**Provided material**:
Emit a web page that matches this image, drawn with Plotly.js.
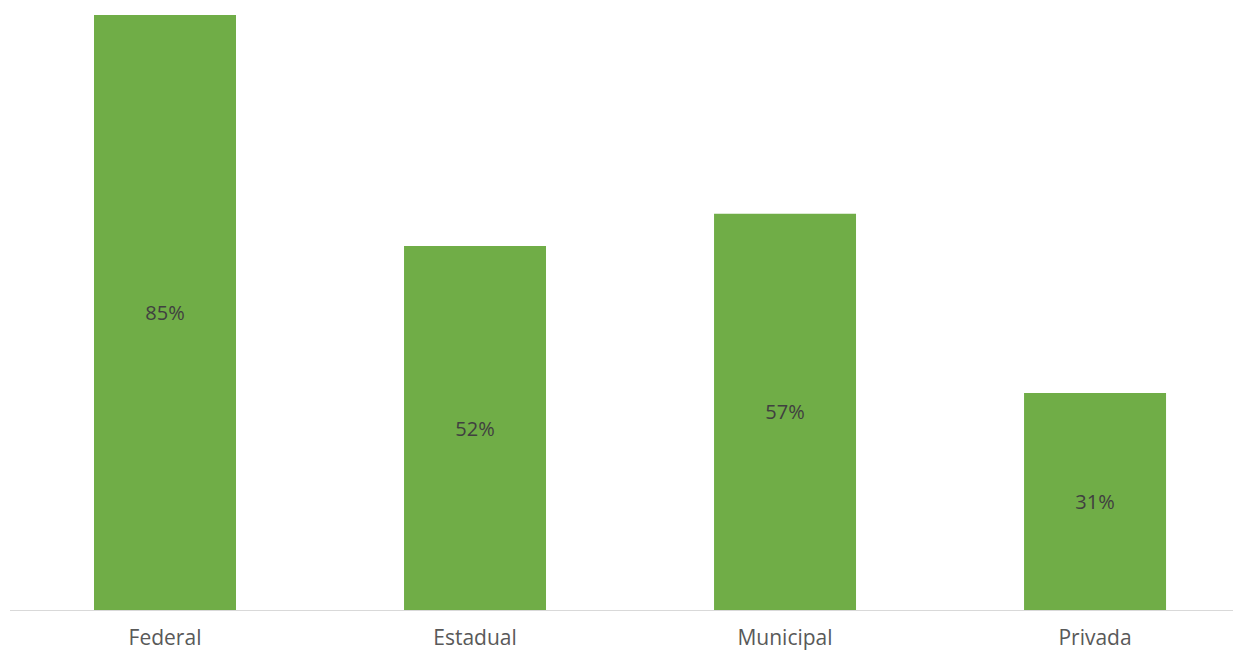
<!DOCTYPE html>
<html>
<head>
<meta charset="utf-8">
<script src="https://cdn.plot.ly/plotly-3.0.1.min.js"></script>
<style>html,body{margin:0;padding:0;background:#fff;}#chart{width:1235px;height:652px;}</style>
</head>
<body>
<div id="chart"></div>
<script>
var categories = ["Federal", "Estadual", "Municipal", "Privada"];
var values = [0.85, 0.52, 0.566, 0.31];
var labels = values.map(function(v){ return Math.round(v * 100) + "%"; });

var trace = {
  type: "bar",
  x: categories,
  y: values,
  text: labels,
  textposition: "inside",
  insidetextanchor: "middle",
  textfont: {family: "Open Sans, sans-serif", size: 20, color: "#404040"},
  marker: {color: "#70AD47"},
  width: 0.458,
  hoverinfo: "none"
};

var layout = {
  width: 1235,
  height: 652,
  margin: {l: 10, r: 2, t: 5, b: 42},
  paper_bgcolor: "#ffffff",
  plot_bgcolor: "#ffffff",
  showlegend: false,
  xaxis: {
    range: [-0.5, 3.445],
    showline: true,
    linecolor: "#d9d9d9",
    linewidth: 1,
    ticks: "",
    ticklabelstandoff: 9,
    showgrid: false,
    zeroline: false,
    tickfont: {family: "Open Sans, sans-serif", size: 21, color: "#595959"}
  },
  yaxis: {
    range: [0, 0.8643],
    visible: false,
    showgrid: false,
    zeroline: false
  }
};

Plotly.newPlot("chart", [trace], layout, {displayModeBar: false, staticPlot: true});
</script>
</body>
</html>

**Problem details**: Repeat the data exactly, without the pictures.

**Answer in full**:
Emit a web page that matches this image, drawn with Plotly.js.
<!DOCTYPE html>
<html>
<head>
<meta charset="utf-8">
<script src="https://cdn.plot.ly/plotly-3.0.1.min.js"></script>
<style>html,body{margin:0;padding:0;background:#fff;}#chart{width:1235px;height:652px;}</style>
</head>
<body>
<div id="chart"></div>
<script>
var categories = ["Federal", "Estadual", "Municipal", "Privada"];
var values = [0.85, 0.52, 0.566, 0.31];
var labels = values.map(function(v){ return Math.round(v * 100) + "%"; });

var trace = {
  type: "bar",
  x: categories,
  y: values,
  text: labels,
  textposition: "inside",
  insidetextanchor: "middle",
  textfont: {family: "Open Sans, sans-serif", size: 20, color: "#404040"},
  marker: {color: "#70AD47"},
  width: 0.458,
  hoverinfo: "none"
};

var layout = {
  width: 1235,
  height: 652,
  margin: {l: 10, r: 2, t: 5, b: 42},
  paper_bgcolor: "#ffffff",
  plot_bgcolor: "#ffffff",
  showlegend: false,
  xaxis: {
    range: [-0.5, 3.445],
    showline: true,
    linecolor: "#d9d9d9",
    linewidth: 1,
    ticks: "",
    ticklabelstandoff: 9,
    showgrid: false,
    zeroline: false,
    tickfont: {family: "Open Sans, sans-serif", size: 21, color: "#595959"}
  },
  yaxis: {
    range: [0, 0.8643],
    visible: false,
    showgrid: false,
    zeroline: false
  }
};

Plotly.newPlot("chart", [trace], layout, {displayModeBar: false, staticPlot: true});
</script>
</body>
</html>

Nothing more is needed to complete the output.